The 'other 3 billion' is a phrase used to describe the 3 billion people on the planet who don't have ready access to the Internet. O3b Networks is based in the Channel Islands and has a project well under way to provide 16 satellites that will drop the cost for ISPs and operators to provide Internet access over 3G (third-generation) and WiMax networks to people in countries like Africa, Latin America, the Middle East and Asia.

Partnered with HSBC (a worldwide banking corporation), Google, and Liberty Global, a private equity provider that provides phone and Internet access in 15 countries, this project will use medium range satellites, which can recieve and send signals at around 120 milliseconds, which is close to that of a fibre network.
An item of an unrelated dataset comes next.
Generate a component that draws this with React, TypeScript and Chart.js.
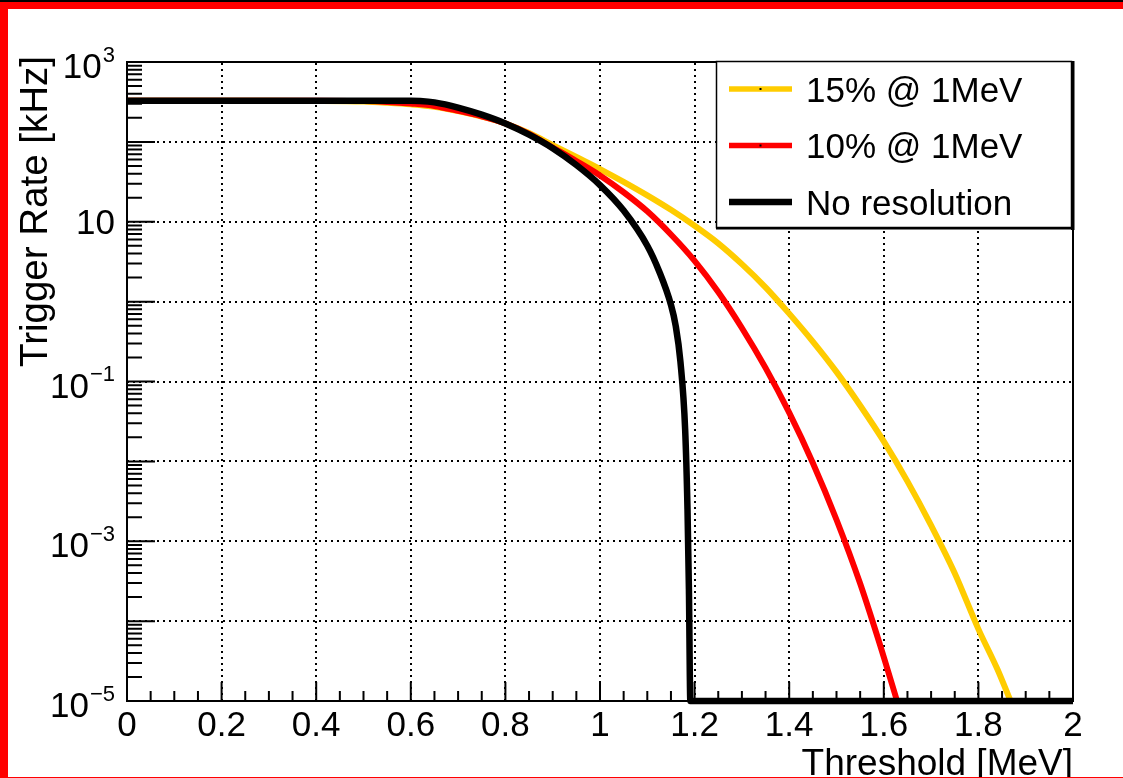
import React, { useEffect, useRef } from "react";
import { Chart, registerables } from "chart.js";

Chart.register(...registerables);

// ---- data (Trigger rate in kHz vs threshold in MeV) ----
const thresholdsNoRes = [0, 0.1, 0.2, 0.3, 0.4, 0.5, 0.55, 0.6, 0.62, 0.65, 0.7, 0.75, 0.8, 0.85, 0.9, 0.95, 1.0, 1.05, 1.1, 1.125, 1.15, 1.16, 1.17, 1.18, 1.185, 1.188, 1.191, 1.2, 1.4, 1.6, 1.8, 2.0];
const rateNoRes = [327, 327, 327, 327, 327, 327, 327, 327, 325, 312, 269, 219, 170, 123, 83.2, 51.3, 28.8, 13.8, 5.01, 2.4, 0.912, 0.5, 0.178, 0.0251, 0.00251, 2.51e-4, 1e-5, 1e-5, 1e-5, 1e-5, 1e-5, 1e-5];

const thresholds10 = [0, 0.1, 0.2, 0.3, 0.4, 0.5, 0.55, 0.6, 0.65, 0.7, 0.75, 0.8, 0.85, 0.9, 0.95, 1.0, 1.05, 1.1, 1.15, 1.2, 1.25, 1.3, 1.35, 1.4, 1.45, 1.5, 1.55, 1.6, 1.628];
const rate10 = [327, 327, 327, 327, 327, 324, 316, 302, 282, 245, 209, 170, 126, 85, 57.5, 38.0, 23.4, 13.5, 6.92, 3.24, 1.32, 0.468, 0.148, 0.0407, 0.00955, 0.00186, 2.95e-4, 3.55e-5, 1e-5];

const thresholds15 = [0, 0.1, 0.2, 0.3, 0.4, 0.5, 0.55, 0.6, 0.65, 0.7, 0.75, 0.8, 0.85, 0.9, 0.95, 1.0, 1.05, 1.1, 1.15, 1.2, 1.25, 1.3, 1.35, 1.4, 1.45, 1.5, 1.55, 1.6, 1.65, 1.7, 1.75, 1.8, 1.84, 1.868];
const rate15 = [327, 327, 327, 327, 326, 320, 309, 295, 275, 243, 207, 170, 129, 91.2, 64.6, 45.7, 31.6, 21.4, 14.1, 8.91, 5.37, 2.95, 1.51, 0.708, 0.316, 0.132, 0.0501, 0.0178, 0.00562, 0.00158, 3.98e-4, 7.94e-5, 2.51e-5, 1e-5];

const xTickValues = [0, 0.2, 0.4, 0.6, 0.8, 1.0, 1.2, 1.4, 1.6, 1.8, 2.0];
const xTickLabels = ["0", "0.2", "0.4", "0.6", "0.8", "1", "1.2", "1.4", "1.6", "1.8", "2"];
const yDecades = [-5, -4, -3, -2, -1, 0, 1, 2, 3];
const yLabelExponents = [3, 1, -1, -3, -5];
const legendLabels = ["15% @ 1MeV", "10% @ 1MeV", "No resolution"];
const legendColors = ["#FFCC00", "#FF0000", "#000000"];
const xTitle = "Threshold [MeV]";
const yTitle = "Trigger Rate [kHz]";

const X_MIN = 0;
const X_MAX = 2;
const Y_MIN = 1e-5;
const Y_MAX = 1e3;

const FONT = '"Liberation Sans", Arial, Helvetica, sans-serif';

const toPoints = (xs: number[], ys: number[]) => xs.map((x, i) => ({ x, y: ys[i] }));

const rootStylePlugin = {
  id: "rootStyle",
  beforeDraw(chart: any) {
    const { ctx, width, height } = chart;
    ctx.save();
    ctx.fillStyle = "#ffffff";
    ctx.fillRect(0, 0, width, height);
    ctx.restore();
  },
  beforeDatasetsDraw(chart: any) {
    const { ctx, chartArea: a, scales } = chart;
    const x = scales.x;
    const y = scales.y;
    ctx.save();
    ctx.strokeStyle = "#000";
    ctx.lineWidth = 2;
    ctx.setLineDash([2, 4]);
    ctx.beginPath();
    xTickValues.forEach((v) => {
      if (v <= X_MIN || v >= X_MAX) return;
      const px = Math.round(x.getPixelForValue(v));
      ctx.moveTo(px, a.bottom);
      ctx.lineTo(px, a.top);
    });
    yDecades.forEach((e) => {
      const v = Math.pow(10, e);
      if (v <= Y_MIN || v >= Y_MAX) return;
      const py = Math.round(y.getPixelForValue(v));
      ctx.moveTo(a.left, py);
      ctx.lineTo(a.right, py);
    });
    ctx.stroke();
    ctx.restore();
  },
  afterDatasetsDraw(chart: any) {
    const { ctx, chartArea: a, scales, width, height } = chart;
    const x = scales.x;
    const y = scales.y;
    ctx.save();
    ctx.setLineDash([]);
    ctx.strokeStyle = "#000";
    ctx.fillStyle = "#000";

    // frame
    ctx.lineWidth = 2;
    ctx.strokeRect(a.left, a.top, a.right - a.left, a.bottom - a.top);

    // x ticks (every 0.05, major every 0.2)
    ctx.beginPath();
    for (let i = 0; i <= 40; i++) {
      const v = X_MIN + (i * (X_MAX - X_MIN)) / 40;
      const px = x.getPixelForValue(v);
      const len = i % 4 === 0 ? 19 : 10;
      ctx.moveTo(px, a.bottom);
      ctx.lineTo(px, a.bottom - len);
    }
    // y ticks
    yDecades.forEach((e) => {
      const base = Math.pow(10, e);
      const py = y.getPixelForValue(base);
      ctx.moveTo(a.left, py);
      ctx.lineTo(a.left + 28, py);
      if (base < Y_MAX) {
        for (let m = 2; m <= 9; m++) {
          const pm = y.getPixelForValue(m * base);
          ctx.moveTo(a.left, pm);
          ctx.lineTo(a.left + 15, pm);
        }
      }
    });
    ctx.stroke();

    // x tick labels
    ctx.font = `35px ${FONT}`;
    ctx.textAlign = "center";
    ctx.textBaseline = "alphabetic";
    xTickValues.forEach((v, i) => {
      ctx.fillText(xTickLabels[i], x.getPixelForValue(v), a.bottom + 35);
    });

    // y tick labels
    const labelRight = a.left - 12;
    yLabelExponents.forEach((e) => {
      const py = y.getPixelForValue(Math.pow(10, e));
      ctx.textAlign = "right";
      if (e === 1) {
        ctx.font = `35px ${FONT}`;
        ctx.fillText("10", labelRight, py + 12.5);
      } else {
        const expStr = e < 0 ? "\u2212" + Math.abs(e) : String(e);
        ctx.font = `22px ${FONT}`;
        const w = ctx.measureText(expStr).width;
        ctx.fillText(expStr, labelRight, py - 0.5);
        ctx.font = `35px ${FONT}`;
        ctx.fillText("10", labelRight - w - 1, py + 16);
      }
    });

    // axis titles
    ctx.font = `37px ${FONT}`;
    ctx.textAlign = "right";
    ctx.fillText(xTitle, a.right, 775);
    ctx.save();
    ctx.font = `38.5px ${FONT}`;
    ctx.translate(47, 56);
    ctx.rotate(-Math.PI / 2);
    ctx.textAlign = "right";
    ctx.fillText(yTitle, 0, 0);
    ctx.restore();

    // legend
    const lx0 = 716, ly0 = 62, lx1 = 1072, ly1 = 228;
    ctx.fillStyle = "#fff";
    ctx.fillRect(lx0, ly0, lx1 - lx0, ly1 - ly0);
    ctx.strokeStyle = "#000";
    ctx.lineWidth = 1.5;
    ctx.strokeRect(lx0 + 0.5, ly0 - 0.5, lx1 - lx0 - 1, ly1 - ly0);
    ctx.fillStyle = "#000";
    ctx.fillRect(lx1 - 1, ly0 - 1, 3.5, ly1 - ly0 + 3);
    ctx.fillRect(lx0, ly1 - 1, lx1 - lx0 + 2, 2.5);
    legendLabels.forEach((label, i) => {
      const cy = 89 + i * 56.5;
      ctx.strokeStyle = legendColors[i];
      ctx.lineWidth = i === 2 ? 6.5 : 5.5;
      ctx.beginPath();
      ctx.moveTo(729, cy);
      ctx.lineTo(792, cy);
      ctx.stroke();
      if (i < 2) {
        ctx.fillStyle = "#000";
        ctx.fillRect(759.5, cy - 1, 2, 2);
      }
      ctx.fillStyle = "#000";
      ctx.font = `35px ${FONT}`;
      ctx.textAlign = "left";
      ctx.fillText(label, 806, cy + 12.5);
    });

    // outer pad border
    ctx.fillStyle = "#FF0000";
    ctx.fillRect(0, 0, width, 9);
    ctx.fillRect(0, 0, 8, height);
    ctx.fillRect(0, height - 1, width, 1);
    ctx.fillStyle = "#000";
    ctx.fillRect(0, 0, width, 2);
    ctx.restore();
  },
};

export default function App() {
  const canvasRef = useRef<HTMLCanvasElement | null>(null);

  useEffect(() => {
    const canvas = canvasRef.current;
    if (!canvas) return;
    const chart = new Chart(canvas, {
      type: "line",
      data: {
        datasets: [
          {
            label: legendLabels[2],
            data: toPoints(thresholdsNoRes, rateNoRes),
            borderColor: legendColors[2],
            borderWidth: 6.5,
            pointRadius: 0,
            cubicInterpolationMode: "monotone",
            clip: false,
          },
          {
            label: legendLabels[1],
            data: toPoints(thresholds10, rate10),
            borderColor: legendColors[1],
            borderWidth: 6,
            pointRadius: 0,
            cubicInterpolationMode: "monotone",
            clip: false,
          },
          {
            label: legendLabels[0],
            data: toPoints(thresholds15, rate15),
            borderColor: legendColors[0],
            borderWidth: 6,
            pointRadius: 0,
            cubicInterpolationMode: "monotone",
            clip: false,
          },
        ],
      },
      options: {
        animation: false,
        responsive: false,
        devicePixelRatio: 1,
        events: [],
        layout: { padding: { left: 127, top: 62, right: 50, bottom: 77 } },
        scales: {
          x: { type: "linear", min: X_MIN, max: X_MAX, display: false },
          y: { type: "logarithmic", min: Y_MIN, max: Y_MAX, display: false },
        },
        plugins: {
          legend: { display: false },
          tooltip: { enabled: false },
        },
      } as any,
      plugins: [rootStylePlugin],
    });
    return () => chart.destroy();
  }, []);

  return (
    <div style={{ position: "absolute", left: 0, top: 0, width: 1123, height: 778 }}>
      <canvas ref={canvasRef} width={1123} height={778} style={{ width: 1123, height: 778, display: "block" }} />
    </div>
  );
}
While fibre networks were already available in developed countries, the laying of them is not economically feasible elsewhere.

Why is this of interest to the Church? Because the Internet is one of the most extraordinary gifts humankind have received in the last century. It enables evangelism, outreach and ministry on a scale undreamt of, and achieves these in a myriad of ways. Certainly, like any other system, it has a dark side, but this isn't a reason to ignore it.

One liners

If you have a need for short, pithy sayings that are clever enough not to make non-Christians (and Christians, if it comes to that) go Duh!, then check out Australian writer Grantley Morris’ collection of one-liners. The Digital Evangelism Issues site says ‘They avoid the pitfalls of being trite, slushy or religious.’ I wouldn’t agree with that entirely, but there’s a big enough range of them for anyone to find the right statement for their church or website. You can find them here.

Incidentally, Tony O'Hagan says: putting up an easy-to-remember website URL on the church sign board is an under-utilised evangelistic strategy. You are very limited in what you can communicate via the church sign - but as an introduction to the website it can become a key that unlocks a universe! Better still … there’s an very obvious local place to get spiritual follow-up if the website should bear fruit.

Social Networking 101

Do you still think that there's no great value in being involved in sites like Facebook, My Space and the like? That they're just places where people waste time, and don't have anything real to do with each other? That they're not really the sort of thing churches should be getting involved in?

Well, check out this speedy little piece of teaching on Social Networks.



It's done simply, cleverly and with humour, and gives you an easy way to understand the value of Social Networking (which, it points out, isn't anything new - it just happens to take on a slightly different flavour on the Net).